* [WRITTEN INSTRUCTION]: Without the pictures, copy the entries below word for word.

(Figure scripts)

====

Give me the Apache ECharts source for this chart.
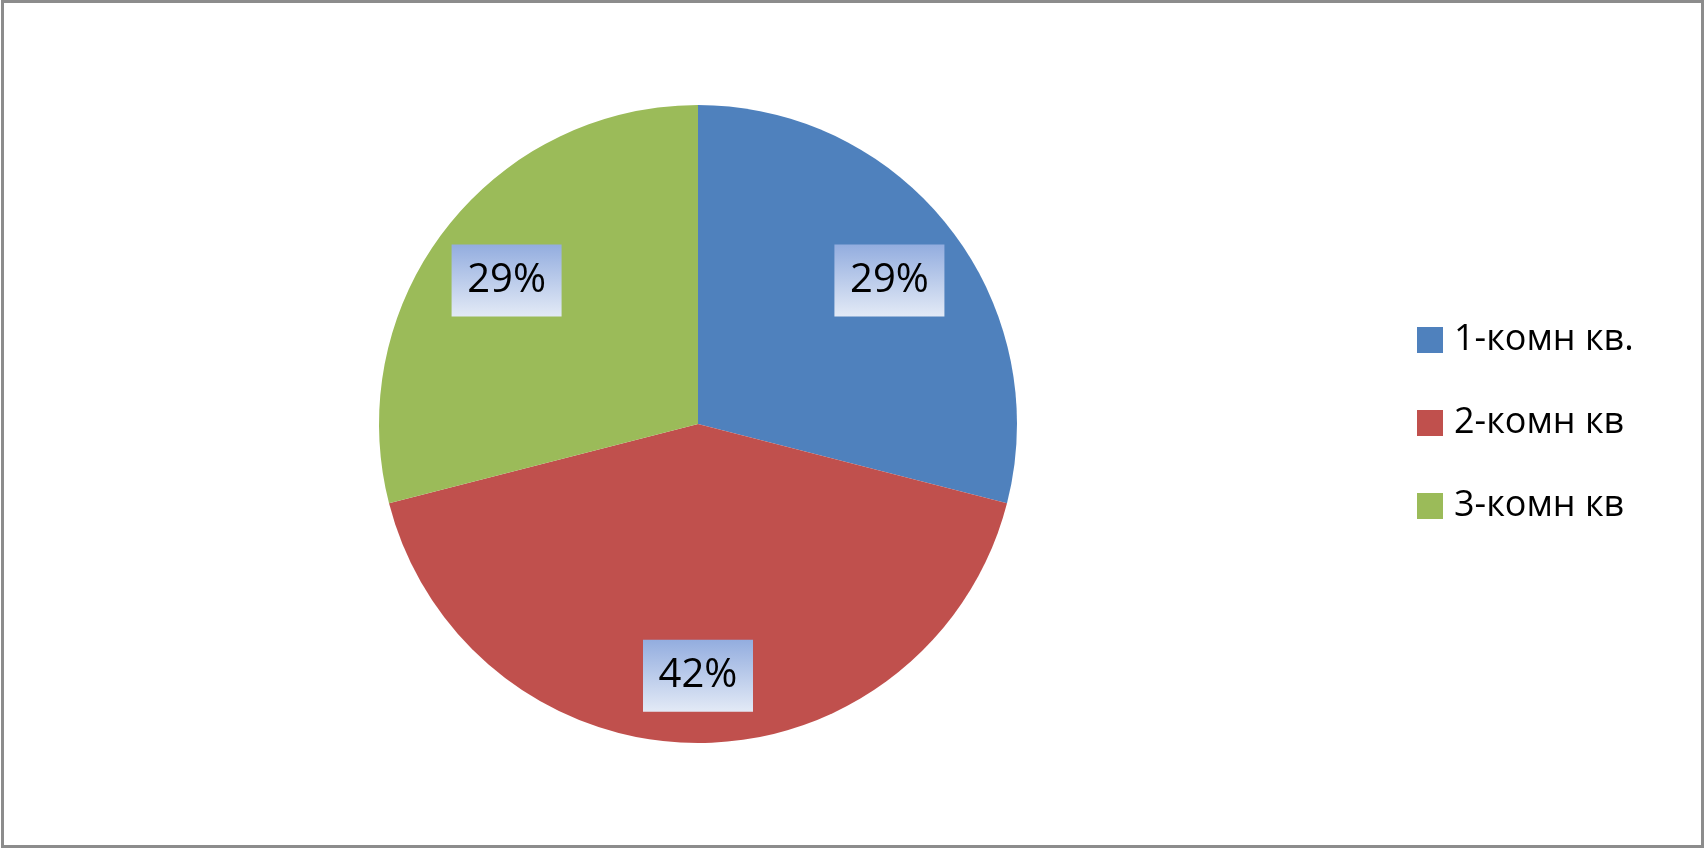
<!DOCTYPE html>
<html>
<head>
<meta charset="utf-8">
<script src="https://cdn.jsdelivr.net/npm/echarts@6/dist/echarts.min.js"></script>
<style>
html,body{margin:0;padding:0;background:#fff;}
#chart{width:1705px;height:857px;}
</style>
</head>
<body>
<div id="chart"></div>
<script>
const categories = ['1-комн кв.', '2-комн кв', '3-комн кв'];
const values = [29, 42, 29];
const labels = ['29%', '42%', '29%'];
const colors = ['#4f81bd', '#c0504d', '#9bbb59'];

const R = 319;
const center = [698, 424];

const labelBox = {
  show: true,
  position: 'inside',
  formatter: function (p) { return labels[p.dataIndex]; },
  color: '#000',
  fontFamily: 'Open Sans',
  fontSize: 40,
  width: 110,
  height: 72,
  lineHeight: 72,
  align: 'center',
  verticalAlign: 'middle',
  backgroundColor: {
    type: 'linear', x: 0, y: 0, x2: 0, y2: 1,
    colorStops: [{offset: 0, color: '#93addf'}, {offset: 1, color: '#e3eaf6'}]
  }
};

function overlay(radiusFactor, showIdx, dy) {
  return {
    type: 'pie',
    silent: true,
    center: center,
    radius: [0, R * radiusFactor],
    startAngle: 90,
    clockwise: true,
    legendHoverLink: false,
    data: categories.map((c, i) => ({
      name: c,
      value: values[i],
      itemStyle: {color: 'rgba(0,0,0,0)'},
      label: Object.assign({}, labelBox, {show: showIdx.indexOf(i) >= 0})
    })),
    labelLayout: {dy: dy},
    labelLine: {show: false},
    tooltip: {show: false},
    emphasis: {disabled: true}
  };
}

const chart = echarts.init(document.getElementById('chart'), null, {renderer: 'canvas'});
chart.setOption({
  animation: false,
  color: colors,
  graphic: [{
    type: 'rect',
    shape: {x: 2.5, y: 1.5, width: 1700, height: 845},
    style: {fill: 'none', stroke: '#8c8c8c', lineWidth: 3},
    silent: true
  }],
  legend: {
    orient: 'vertical',
    left: 1417,
    top: 320,
    padding: 0,
    itemWidth: 26,
    itemHeight: 26,
    itemGap: 43,
    icon: 'rect',
    data: categories,
    textStyle: {
      fontFamily: 'Open Sans',
      fontSize: 36,
      lineHeight: 40,
      color: '#000',
      padding: [0, 0, 0, 6]
    }
  },
  series: [
    {
      type: 'pie',
      center: center,
      radius: [0, R],
      startAngle: 90,
      clockwise: true,
      data: categories.map((c, i) => ({name: c, value: values[i]})),
      itemStyle: {borderWidth: 0},
      label: {show: false},
      labelLine: {show: false}
    },
    overlay(1.5, [0, 2], 5),
    overlay(1.56, [1], 0)
  ]
});
</script>
</body>
</html>
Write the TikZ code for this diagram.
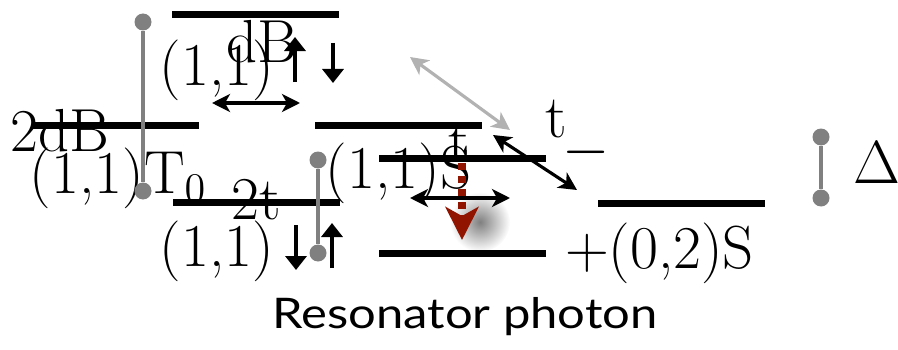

====

* [FINAL RESULT]:
Give me the Apache ECharts source for this chart.
<!DOCTYPE html>
<html>
<head>
<meta charset="utf-8">
<script src="https://cdn.jsdelivr.net/npm/echarts@6/dist/echarts.min.js"></script>
<style>
html,body{margin:0;padding:0;background:#fff;}
#chart{width:1705px;height:857px;}
</style>
</head>
<body>
<div id="chart"></div>
<script>
const categories = ['1-комн кв.', '2-комн кв', '3-комн кв'];
const values = [29, 42, 29];
const labels = ['29%', '42%', '29%'];
const colors = ['#4f81bd', '#c0504d', '#9bbb59'];

const R = 319;
const center = [698, 424];

const labelBox = {
  show: true,
  position: 'inside',
  formatter: function (p) { return labels[p.dataIndex]; },
  color: '#000',
  fontFamily: 'Open Sans',
  fontSize: 40,
  width: 110,
  height: 72,
  lineHeight: 72,
  align: 'center',
  verticalAlign: 'middle',
  backgroundColor: {
    type: 'linear', x: 0, y: 0, x2: 0, y2: 1,
    colorStops: [{offset: 0, color: '#93addf'}, {offset: 1, color: '#e3eaf6'}]
  }
};

function overlay(radiusFactor, showIdx, dy) {
  return {
    type: 'pie',
    silent: true,
    center: center,
    radius: [0, R * radiusFactor],
    startAngle: 90,
    clockwise: true,
    legendHoverLink: false,
    data: categories.map((c, i) => ({
      name: c,
      value: values[i],
      itemStyle: {color: 'rgba(0,0,0,0)'},
      label: Object.assign({}, labelBox, {show: showIdx.indexOf(i) >= 0})
    })),
    labelLayout: {dy: dy},
    labelLine: {show: false},
    tooltip: {show: false},
    emphasis: {disabled: true}
  };
}

const chart = echarts.init(document.getElementById('chart'), null, {renderer: 'canvas'});
chart.setOption({
  animation: false,
  color: colors,
  graphic: [{
    type: 'rect',
    shape: {x: 2.5, y: 1.5, width: 1700, height: 845},
    style: {fill: 'none', stroke: '#8c8c8c', lineWidth: 3},
    silent: true
  }],
  legend: {
    orient: 'vertical',
    left: 1417,
    top: 320,
    padding: 0,
    itemWidth: 26,
    itemHeight: 26,
    itemGap: 43,
    icon: 'rect',
    data: categories,
    textStyle: {
      fontFamily: 'Open Sans',
      fontSize: 36,
      lineHeight: 40,
      color: '#000',
      padding: [0, 0, 0, 6]
    }
  },
  series: [
    {
      type: 'pie',
      center: center,
      radius: [0, R],
      startAngle: 90,
      clockwise: true,
      data: categories.map((c, i) => ({name: c, value: values[i]})),
      itemStyle: {borderWidth: 0},
      label: {show: false},
      labelLine: {show: false}
    },
    overlay(1.5, [0, 2], 5),
    overlay(1.56, [1], 0)
  ]
});
</script>
</body>
</html>
Write the TikZ code for this diagram.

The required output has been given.